>> Begin RECORD LIST

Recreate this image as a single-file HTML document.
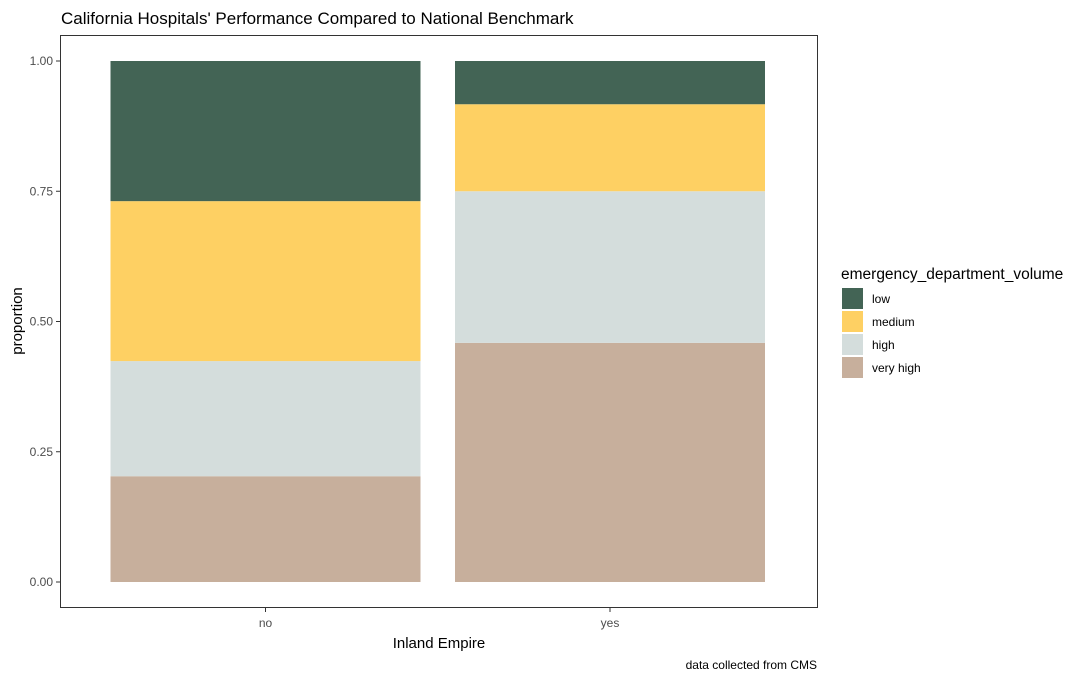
<!DOCTYPE html>
<html><head><meta charset="utf-8"><style>
body{margin:0;background:#fff;font-family:"Liberation Sans",sans-serif;}
svg text{font-family:"Liberation Sans",sans-serif;}
</style></head><body>
<svg id="chart" width="1080" height="680"></svg>
<script>
const categories = ["no", "yes"];
const levels = ["very high", "high", "medium", "low"];
const veryHigh = [0.203, 0.459];
const high = [0.221, 0.291];
const medium = [0.307, 0.167];
const low = [0.269, 0.083];
const yTicks = [0, 0.25, 0.5, 0.75, 1.0];
const yTickLabels = ["0.00", "0.25", "0.50", "0.75", "1.00"];

const colors = {"low":"#436455","medium":"#FED063","high":"#D4DDDC","very high":"#C7AF9C"};
const series = {"very high":veryHigh,"high":high,"medium":medium,"low":low};
const NS = "http://www.w3.org/2000/svg";
const svg = document.getElementById("chart");
function el(tag, attrs, txt){const e=document.createElementNS(NS,tag);for(const k in attrs)e.setAttribute(k,attrs[k]);if(txt!==undefined)e.textContent=txt;svg.appendChild(e);return e;}
const py0=582, py1=61;
const y = v => py0 - v*(py0-py1);
const firstCenter=265.5, step=344.5, barW=310;
const xc = i => firstCenter + step*i;

let t=el("text",{x:61,y:24,"font-size":17,fill:"#000"},"California Hospitals' Performance Compared to National Benchmark");


categories.forEach((c,i)=>{
  let cum=0;
  levels.forEach(l=>{
    const v=series[l][i];
    const r=el("rect",{x:xc(i)-barW/2,y:y(cum+v),width:barW,height:y(cum)-y(cum+v),fill:colors[l]});
    
    
    cum+=v;
  });
  el("line",{x1:xc(i),x2:xc(i),y1:608,y2:612,stroke:"#333"});
  const tl=el("text",{x:xc(i),y:627,"font-size":12,fill:"#4d4d4d","text-anchor":"middle"},c);
  
});
const frame=el("rect",{x:60.5,y:35.5,width:757,height:572,fill:"none",stroke:"#333","stroke-width":1});


yTicks.forEach((v,i)=>{
  el("line",{x1:56,x2:60,y1:y(v),y2:y(v),stroke:"#333"});
  const tl=el("text",{x:53,y:y(v)+4,"font-size":12,fill:"#4d4d4d","text-anchor":"end"},yTickLabels[i]);
  
});
t=el("text",{x:439,y:648,"font-size":15,"text-anchor":"middle",fill:"#000"},"Inland Empire");

t=el("text",{x:22,y:321,"font-size":15,"text-anchor":"middle",fill:"#000",transform:"rotate(-90 22 321)"},"proportion");

t=el("text",{x:817,y:669,"font-size":12,"text-anchor":"end",fill:"#000"},"data collected from CMS");


t=el("text",{x:841,y:279,"font-size":15.5,fill:"#000"},"emergency_department_volume");

["low","medium","high","very high"].forEach((l,i)=>{
  const yy=288+i*23;
  const r=el("rect",{x:842,y:yy,width:21,height:21,fill:colors[l]});
  
  const lt=el("text",{x:872,y:yy+15,"font-size":12,fill:"#000"},l);
  
});
</script>
</body></html>
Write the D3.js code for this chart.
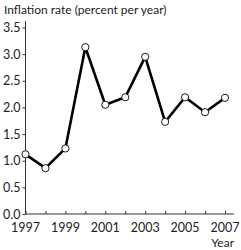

>> End RECORD LIST

Set down the records in full and exactly. Do not carry over any image.

RESULT BELOW:
Recreate this image as a single-file HTML document.
<!DOCTYPE html>
<html><head><meta charset="utf-8"><style>
body{margin:0;background:#fff;font-family:"Liberation Sans",sans-serif;}
svg text{font-family:"Liberation Sans",sans-serif;}
</style></head><body>
<svg id="chart" width="1080" height="680"></svg>
<script>
const categories = ["no", "yes"];
const levels = ["very high", "high", "medium", "low"];
const veryHigh = [0.203, 0.459];
const high = [0.221, 0.291];
const medium = [0.307, 0.167];
const low = [0.269, 0.083];
const yTicks = [0, 0.25, 0.5, 0.75, 1.0];
const yTickLabels = ["0.00", "0.25", "0.50", "0.75", "1.00"];

const colors = {"low":"#436455","medium":"#FED063","high":"#D4DDDC","very high":"#C7AF9C"};
const series = {"very high":veryHigh,"high":high,"medium":medium,"low":low};
const NS = "http://www.w3.org/2000/svg";
const svg = document.getElementById("chart");
function el(tag, attrs, txt){const e=document.createElementNS(NS,tag);for(const k in attrs)e.setAttribute(k,attrs[k]);if(txt!==undefined)e.textContent=txt;svg.appendChild(e);return e;}
const py0=582, py1=61;
const y = v => py0 - v*(py0-py1);
const firstCenter=265.5, step=344.5, barW=310;
const xc = i => firstCenter + step*i;

let t=el("text",{x:61,y:24,"font-size":17,fill:"#000"},"California Hospitals' Performance Compared to National Benchmark");


categories.forEach((c,i)=>{
  let cum=0;
  levels.forEach(l=>{
    const v=series[l][i];
    const r=el("rect",{x:xc(i)-barW/2,y:y(cum+v),width:barW,height:y(cum)-y(cum+v),fill:colors[l]});
    
    
    cum+=v;
  });
  el("line",{x1:xc(i),x2:xc(i),y1:608,y2:612,stroke:"#333"});
  const tl=el("text",{x:xc(i),y:627,"font-size":12,fill:"#4d4d4d","text-anchor":"middle"},c);
  
});
const frame=el("rect",{x:60.5,y:35.5,width:757,height:572,fill:"none",stroke:"#333","stroke-width":1});


yTicks.forEach((v,i)=>{
  el("line",{x1:56,x2:60,y1:y(v),y2:y(v),stroke:"#333"});
  const tl=el("text",{x:53,y:y(v)+4,"font-size":12,fill:"#4d4d4d","text-anchor":"end"},yTickLabels[i]);
  
});
t=el("text",{x:439,y:648,"font-size":15,"text-anchor":"middle",fill:"#000"},"Inland Empire");

t=el("text",{x:22,y:321,"font-size":15,"text-anchor":"middle",fill:"#000",transform:"rotate(-90 22 321)"},"proportion");

t=el("text",{x:817,y:669,"font-size":12,"text-anchor":"end",fill:"#000"},"data collected from CMS");


t=el("text",{x:841,y:279,"font-size":15.5,fill:"#000"},"emergency_department_volume");

["low","medium","high","very high"].forEach((l,i)=>{
  const yy=288+i*23;
  const r=el("rect",{x:842,y:yy,width:21,height:21,fill:colors[l]});
  
  const lt=el("text",{x:872,y:yy+15,"font-size":12,fill:"#000"},l);
  
});
</script>
</body></html>
Write the D3.js code for this chart.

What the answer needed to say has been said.